At the core, each of these three services is designed to improve the user experience of consuming content on a mobile device. 40% of mobile users will abandon a web site if it takes more than 3 seconds to load. Each of these services are designed with speed in mind, limiting the amount of extraneous code that loads on a page, and thus catapulting content to users at speeds up to 10X of traditional mobile web.

Each of the platforms has a unique interest in steering users to consume content more often on their native platforms, as they can then charge advertisers for impressing on those readers. Apple has News Publisher; Google has AMP (Accelerated Mobile Pages) and Facebook has Instant Articles. All three are different in their approach to publishers releasing content on their platforms – each is indicative of the strengths and business model of each company.

Let me explain:

Facebook Instant Articles

Facebook has become a mobile platform. 1.44 billion of its 1.59 billion monthly active users are also monthly mobile users, and over half of Facebook users access the service only on mobile devices. This trend is not unique to Facebook, and thus Facebook has an interest in growing its impact by encouraging long form content producers to flock to the platform. Historically, Facebook has not been seen as a place to publish longer pieces of the content; the user experience on the platform hasn’t encouraged it.

Apple News Publisher

Debuting with iOS 9 last September, the Apple News app has been closed to but a few choice publishers that got to beta the platform. Apple’s eventual play of course will be to sell ad space in the app, monetizing content for publishers in a more consistent way than what they may have access to on their own mobile platforms.

The platform still demands that brands be approved to publish in the App, but for some enterprise brands this is a huge opportunity to join a more quality group of publishers, where Facebook and Google offerings are more of a free-for-all.

Google AMP

Google has known for years  that mobile devices would eventually overtake desktop computers as the technology of choice for consumers using search engines. In 2015, mobile search overtook desktop search in 10 countries, including the U.S.
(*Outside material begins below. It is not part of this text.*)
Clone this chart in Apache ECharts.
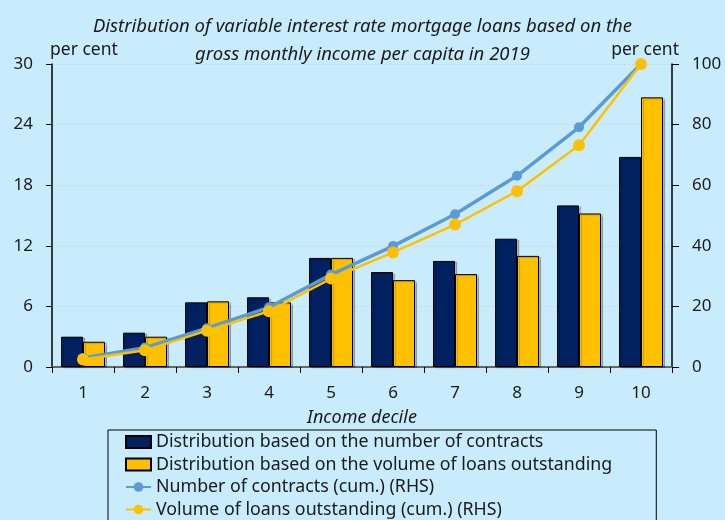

Google’s increased focus on mobile hit a fever pitch for web marketers in 2015. “Mobilgeddon” as search professionals  called it forced many web sites to create mobile-friendly versions of their web properties, or risk not showing up in mobile search results. Accelerated Mobile Pages is just another step in this direction, even if Google says that activating amp isn’t a ranking factor yet.

What do these changes mean for my brand?

In a nutshell, brands need to be evaluating these platforms on their own merits and judging the overall alignment of each mobile platform for alignment with digital strategy. It’s important to consider that publishing in multiple places can sometimes mean cannibalization of other channels.

Some brands will choose one, all or none of the platforms to utilize. Regardless, the new platforms offer clear advantages for early adopters to capture new audience as new habits are formed around Instant Articles, Apple News and Google AMP pages.